In the end the switch from O2 to Meteor was a painless, even pleasant experience… which I guess is something of of a novelty when you’re dealing with a mobile phone operator. If the service so far from Meteor is anything to go by it’s a switch I should have made a long time ago.

But enough about networks… this is a phone review.

Anyway – after uhmming and ahing about the Nokia N95 8GB for what seemed an eternity, I finally decided that I didn’t really need to pay a premium for all that memory and a fancy camera, when all I really wanted was something with WiFi that would run third party business applications, could access the internet and e-mail.

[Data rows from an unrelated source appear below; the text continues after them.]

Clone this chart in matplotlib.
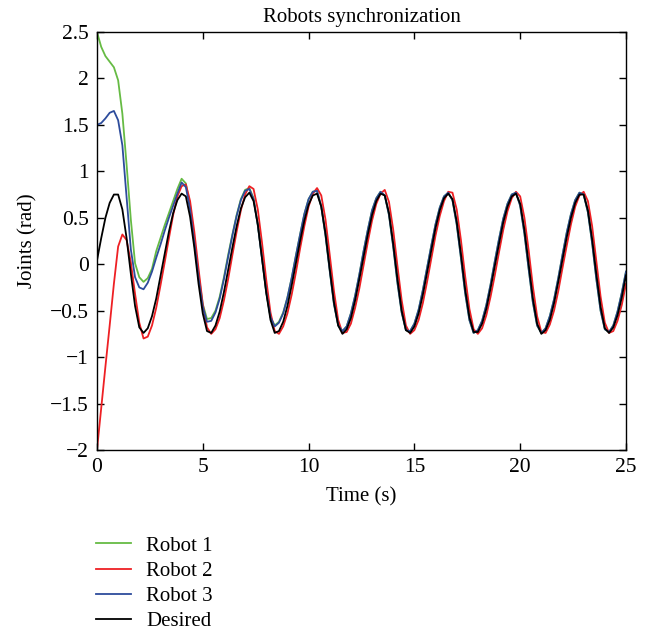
"""
============================================================================
SINCRONIZACIÓN DE ROBOTS
Articulaciones de los tres robots frente a la trayectoria deseada
============================================================================
"""

import numpy as np
import matplotlib
matplotlib.use('Agg')
import matplotlib.pyplot as plt
from matplotlib.lines import Line2D

# Tiempo de muestreo (s), un valor cada 0.2 s
tiempo = np.linspace(0, 25, 126)

# Valores (rad)
robot_1 = [2.50, 2.34, 2.24, 2.18, 2.12, 1.98, 1.62, 1.07, 0.48, 0.01,
           -0.14, -0.19, -0.15, -0.05, 0.14, 0.28, 0.42, 0.55, 0.68, 0.81,
           0.92, 0.87, 0.63, 0.27, -0.11, -0.43, -0.59, -0.58, -0.50, -0.35,
           -0.14, 0.10, 0.32, 0.53, 0.70, 0.80, 0.82, 0.71, 0.42, 0.07,
           -0.30, -0.57, -0.66, -0.62, -0.52, -0.36, -0.15, 0.09, 0.32, 0.54,
           0.70, 0.78, 0.79, 0.62, 0.31, -0.07, -0.43, -0.66, -0.72, -0.67,
           -0.53, -0.34, -0.11, 0.14, 0.37, 0.58, 0.71, 0.78, 0.74, 0.53,
           0.19, -0.20, -0.52, -0.71, -0.72, -0.64, -0.49, -0.28, -0.04, 0.20,
           0.43, 0.61, 0.73, 0.77, 0.69, 0.43, 0.07, -0.31, -0.60, -0.74,
           -0.71, -0.61, -0.44, -0.22, 0.03, 0.27, 0.49, 0.65, 0.75, 0.77,
           0.63, 0.33, -0.05, -0.41, -0.66, -0.74, -0.69, -0.56, -0.38, -0.15,
           0.10, 0.34, 0.54, 0.69, 0.77, 0.75, 0.56, 0.23, -0.16, -0.50,
           -0.70, -0.73, -0.66, -0.51, -0.31, -0.08]

robot_2 = [-2.00, -1.55, -1.10, -0.66, -0.21, 0.19, 0.32, 0.26, 0.02, -0.32,
           -0.63, -0.80, -0.78, -0.66, -0.47, -0.23, 0.02, 0.28, 0.53, 0.73,
           0.84, 0.86, 0.68, 0.35, -0.05, -0.43, -0.68, -0.75, -0.70, -0.58,
           -0.39, -0.16, 0.10, 0.35, 0.58, 0.75, 0.84, 0.81, 0.59, 0.23,
           -0.17, -0.52, -0.72, -0.75, -0.67, -0.53, -0.33, -0.09, 0.17, 0.41,
           0.62, 0.76, 0.82, 0.74, 0.48, 0.10, -0.29, -0.60, -0.74, -0.73,
           -0.64, -0.47, -0.26, -0.01, 0.24, 0.47, 0.65, 0.76, 0.80, 0.67,
           0.37, -0.02, -0.39, -0.66, -0.75, -0.71, -0.60, -0.42, -0.19, 0.06,
           0.31, 0.52, 0.68, 0.78, 0.77, 0.59, 0.26, -0.13, -0.48, -0.70,
           -0.75, -0.69, -0.55, -0.35, -0.12, 0.13, 0.37, 0.57, 0.71, 0.78,
           0.73, 0.50, 0.15, -0.24, -0.56, -0.73, -0.74, -0.65, -0.50, -0.29,
           -0.04, 0.20, 0.43, 0.62, 0.74, 0.78, 0.68, 0.41, 0.03, -0.35,
           -0.63, -0.74, -0.72, -0.61, -0.44, -0.21]

robot_3 = [1.50, 1.52, 1.57, 1.63, 1.65, 1.55, 1.28, 0.72, 0.16, -0.14,
           -0.25, -0.27, -0.20, -0.08, 0.07, 0.21, 0.36, 0.50, 0.63, 0.76,
           0.88, 0.83, 0.59, 0.23, -0.15, -0.46, -0.62, -0.61, -0.52, -0.37,
           -0.16, 0.08, 0.31, 0.52, 0.69, 0.79, 0.81, 0.70, 0.42, 0.06,
           -0.30, -0.57, -0.67, -0.63, -0.53, -0.36, -0.15, 0.09, 0.32, 0.54,
           0.70, 0.78, 0.79, 0.62, 0.31, -0.07, -0.43, -0.66, -0.72, -0.67,
           -0.53, -0.34, -0.11, 0.14, 0.37, 0.58, 0.71, 0.78, 0.74, 0.53,
           0.19, -0.20, -0.52, -0.71, -0.72, -0.64, -0.49, -0.28, -0.04, 0.20,
           0.43, 0.61, 0.73, 0.77, 0.69, 0.43, 0.07, -0.31, -0.60, -0.74,
           -0.71, -0.61, -0.44, -0.22, 0.03, 0.27, 0.49, 0.65, 0.75, 0.77,
           0.63, 0.33, -0.05, -0.41, -0.66, -0.74, -0.69, -0.56, -0.38, -0.15,
           0.10, 0.34, 0.54, 0.69, 0.77, 0.75, 0.56, 0.23, -0.16, -0.50,
           -0.70, -0.73, -0.66, -0.51, -0.31, -0.08]

deseada = [0.04, 0.28, 0.50, 0.66, 0.75, 0.75, 0.59, 0.28, -0.10, -0.45,
           -0.68, -0.74, -0.69, -0.56, -0.37, -0.13, 0.11, 0.35, 0.55, 0.69,
           0.76, 0.73, 0.51, 0.18, -0.21, -0.53, -0.72, -0.74, -0.66, -0.51,
           -0.30, -0.06, 0.18, 0.41, 0.60, 0.72, 0.77, 0.68, 0.43, 0.06,
           -0.31, -0.60, -0.74, -0.72, -0.62, -0.45, -0.23, 0.01, 0.25, 0.47,
           0.64, 0.74, 0.76, 0.62, 0.33, -0.05, -0.41, -0.66, -0.75, -0.70,
           -0.58, -0.39, -0.16, 0.08, 0.32, 0.53, 0.68, 0.76, 0.74, 0.55,
           0.22, -0.16, -0.50, -0.71, -0.74, -0.67, -0.53, -0.33, -0.09, 0.15,
           0.39, 0.58, 0.71, 0.76, 0.70, 0.46, 0.11, -0.27, -0.57, -0.73,
           -0.73, -0.64, -0.48, -0.26, -0.02, 0.22, 0.45, 0.62, 0.73, 0.76,
           0.65, 0.37, 0.00, -0.37, -0.64, -0.75, -0.71, -0.60, -0.42, -0.19,
           0.05, 0.29, 0.50, 0.66, 0.75, 0.75, 0.58, 0.27, -0.11, -0.46,
           -0.69, -0.74, -0.68, -0.55, -0.36, -0.12]

etiquetas = ['Robot 1', 'Robot 2', 'Robot 3', 'Desired']
colores = ['#66bb44', '#ee2024', '#2d4c9c', 'black']
ticks_x = [0, 5, 10, 15, 20, 25]
ticks_y = [-2, -1.5, -1, -0.5, 0, 0.5, 1, 1.5, 2, 2.5]

plt.rcParams['font.family'] = 'Liberation Serif'


def etiqueta_tick(valor, pos):
    """Formato tipo Matlab con signo menos largo."""
    return f"{valor:g}".replace('-', '\u2212')


fig = plt.figure(figsize=(6.57, 6.36), dpi=100)
ax = fig.add_axes([0.1476, 0.2925, 0.8052, 0.6572])

series = [robot_1, robot_2, robot_3, deseada]
for datos, color in zip(series, colores):
    ax.plot(tiempo, datos, color=color, linewidth=1.3,
            solid_joinstyle='round')

ax.set_xlim(0, 25)
ax.set_ylim(-2, 2.5)
ax.set_xticks(ticks_x)
ax.set_yticks(ticks_y)
ax.xaxis.set_major_formatter(plt.FuncFormatter(etiqueta_tick))
ax.yaxis.set_major_formatter(plt.FuncFormatter(etiqueta_tick))
ax.tick_params(direction='in', top=True, right=True, length=5, width=1,
               labelsize=15.5, pad=6)
for borde in ax.spines.values():
    borde.set_linewidth(1)

ax.set_title("Robots synchronization", fontsize=15, pad=7)
ax.set_xlabel("Time (s)", fontsize=15, labelpad=7)
ax.set_ylabel("Joints (rad)", fontsize=15, labelpad=9)

# Leyenda debajo del gráfico, sin marco
manejadores = [Line2D([], [], color=c, linewidth=1.3) for c in colores]
fig.legend(manejadores, etiquetas, loc='upper left',
           bbox_to_anchor=(0.146, 0.157), frameon=False, fontsize=15,
           handlelength=1.7, handletextpad=0.72, labelspacing=0.27,
           borderpad=0, borderaxespad=0)

fig.savefig("out.png", dpi=100)
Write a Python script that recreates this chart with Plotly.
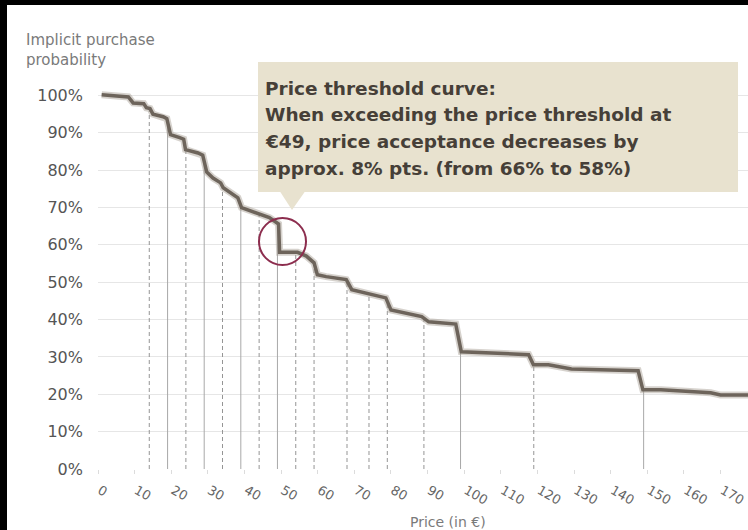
import numpy as np
import plotly.graph_objects as go

# ---- data ----
price = [1.0, 6.0, 8.3, 9.6, 12.5, 13.2, 14.2, 15.0, 17.8, 18.8, 19.8, 22.3, 23.4, 23.9,
         27.3, 28.6, 29.7, 31.4, 33.5, 34.2, 36.8, 38.2, 39.2, 42.0, 44.0, 46.8, 49.3, 49.6,
         54.5, 56.9, 59.0, 59.9, 62.3, 67.8, 69.3, 73.2, 78.6, 80.0, 84.1, 88.4, 90.3, 95.8,
         97.7, 99.2, 108.6, 117.6, 118.9, 123.0, 129.3, 138.5, 147.5, 148.8, 153.7, 167.3,
         170.0, 177.5]
probability = [100.2, 99.9, 99.6, 98.0, 97.8, 96.7, 96.5, 95.0, 94.3, 93.8, 89.5, 88.7, 88.3, 85.5,
               84.6, 84.0, 79.5, 77.9, 76.6, 75.3, 73.6, 72.6, 70.0, 69.0, 68.5, 67.3, 65.6, 58.0,
               58.0, 57.0, 55.2, 52.0, 51.5, 50.7, 48.0, 47.0, 45.8, 42.6, 41.8, 40.8, 39.4, 39.0,
               38.8, 31.4, 31.1, 30.6, 27.9, 27.9, 26.8, 26.5, 26.3, 21.2, 21.2, 20.4,
               19.8, 19.8]

drop_prices = [14, 19, 24, 29, 34, 39, 44, 49, 54, 59, 68, 74, 79, 89, 99, 119, 149]
drop_dashed = [True, False, True, False, True, False, True, False, True, True, True, True,
               True, True, False, True, False]

x_ticks = list(range(0, 180, 10))
y_ticks = list(range(0, 110, 10))
y_tick_labels = [f"{v}%" for v in y_ticks]

note_lines = ["Price threshold curve:",
              "When exceeding the price threshold at",
              "€49, price acceptance decreases by",
              "approx. 8% pts. (from 66% to 58%)"]

# ---- geometry helpers ----
W, H = 748, 530
ML, MR, MT, MB = 98, 0, 88, 61
PW, PH = W - ML - MR, H - MT - MB


def xp(px):
    return (px - ML) / PW


def yp(py):
    return (H - MB - py) / PH


fig = go.Figure()

# drop lines from the curve to the axis
heights = np.interp(drop_prices, price, probability)
for dashed in (False, True):
    xs, ys = [], []
    for p, h, d in zip(drop_prices, heights, drop_dashed):
        if d == dashed:
            xs += [p, p, None]
            ys += [0, h, None]
    fig.add_trace(go.Scatter(
        x=xs, y=ys, mode="lines", hoverinfo="skip", showlegend=False,
        line=dict(color="#959595" if dashed else "#a8a8a8", width=1,
                  dash="4px,3px" if dashed else "solid")))

# curve (halo + core)
fig.add_trace(go.Scatter(x=price, y=probability, mode="lines", showlegend=False,
                         hoverinfo="skip",
                         line=dict(color="rgba(165,155,145,0.45)", width=7)))
fig.add_trace(go.Scatter(x=price, y=probability, mode="lines", showlegend=False,
                         line=dict(color="#6d645b", width=3.5)))

shapes = [
    # black photo border (top and left), kept inside the page
    dict(type="rect", xref="paper", yref="paper", layer="above",
         x0=xp(0), x1=xp(748), y0=yp(5), y1=yp(0),
         fillcolor="black", line=dict(width=0)),
    dict(type="rect", xref="paper", yref="paper", layer="above",
         x0=xp(0), x1=xp(7), y0=yp(530), y1=yp(0),
         fillcolor="black", line=dict(width=0)),
    # callout box
    dict(type="rect", xref="paper", yref="paper",
         x0=xp(258), x1=xp(738), y0=yp(192), y1=yp(62),
         fillcolor="#e8e2cf", line=dict(width=0)),
    dict(type="path", xref="paper", yref="paper",
         path=f"M {xp(280)} {yp(191.5)} L {xp(305)} {yp(191.5)} L {xp(292)} {yp(210)} Z",
         fillcolor="#e8e2cf", line=dict(width=0)),
    # highlight circle
    dict(type="circle", xref="paper", yref="paper",
         x0=xp(259), x1=xp(306), y0=yp(265), y1=yp(218),
         line=dict(color="#8c2d4e", width=2)),
]

annotations = []
for i, t in enumerate(note_lines):
    annotations.append(dict(
        text=t, xref="paper", yref="paper", x=xp(263), y=yp(88 + i * 26.7),
        xanchor="left", yanchor="middle", showarrow=False,
        font=dict(family="DejaVu Sans", size=18.5, color="#463f38", weight="bold")))

annotations.append(dict(
    text="Implicit purchase<br>probability", xref="paper", yref="paper",
    x=xp(24), y=yp(50), xanchor="left", yanchor="middle", align="left",
    showarrow=False, font=dict(family="DejaVu Sans", size=15, color="#7a7a7a")))
annotations.append(dict(
    text="Price (in €)", xref="paper", yref="paper", x=xp(448), y=yp(522),
    xanchor="center", yanchor="middle", showarrow=False,
    font=dict(family="DejaVu Sans", size=14, color="#7a7a7a")))

fig.update_layout(
    width=W, height=H,
    margin=dict(l=ML, r=MR, t=MT, b=MB, pad=0),
    paper_bgcolor="white", plot_bgcolor="white",
    shapes=shapes, annotations=annotations,
    xaxis=dict(range=[0, 177.5], tickvals=x_ticks, tickangle=30,
               showgrid=False, zeroline=False, showline=False,
               ticks="outside", ticklen=4, tickcolor="#dcdcdc",
               ticklabelshift=2, ticklabelstandoff=4, ticklabeloverflow="allow",
               tickfont=dict(family="DejaVu Sans", size=13, color="#666666"),
               fixedrange=True),
    yaxis=dict(range=[0, 102], tickvals=y_ticks, ticktext=y_tick_labels,
               showgrid=True, gridcolor="#e6e6e6", gridwidth=1,
               zeroline=False, showline=False, ticks="",
               ticklabelstandoff=14,
               tickfont=dict(family="DejaVu Sans", size=16, color="#555555"),
               fixedrange=True),
)

fig.write_html("out.html")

I also wanted something that’s often overlooked when examining the whiz-bang feature sets of contemporary phones: a unit that would work well as an ordinary telephone.

So I opted for the N51 – a smartphone running the same Symbian operating system as the N95, but just… wait for it… €49 on Meteor’s cheapest €20/month contract.

It’s a sleek, slim phone with a metal chassis that feels solid and business like in your hands. It seems to do pretty much everything an N95 can do, just without the huge memory (soon remedied by slipping the MicroSD card from the dead HP iPaq into my new phone), and the 5 Megapixal camera (but, hey, I have a camera for taking photographs).

To date the phone has been superb, performing everything I’ve asked of it admirably. For me the killer feature has to be the ability to take Skype calls over WiFi using Fring (I use a SkypeIn number for business calls, and can now pick them up even when I’m not on my computer).

I also love the fact I can monitor and update my Twitter account from the phone either on the web, or, much more user friendly, via an assortment of mobile apps… my current favourite being Twibble.

All in all the E51 is a streamlined business phone that still offers plenty of bells and whistles in a really sleek and compact package. Crucially, it performs the fundamentals extremely well, and the Symbian operating system seems a lot more stable than Windows Mobile 6, which was running on the HP iPaq.

Would I recommend this phone… you bet I would!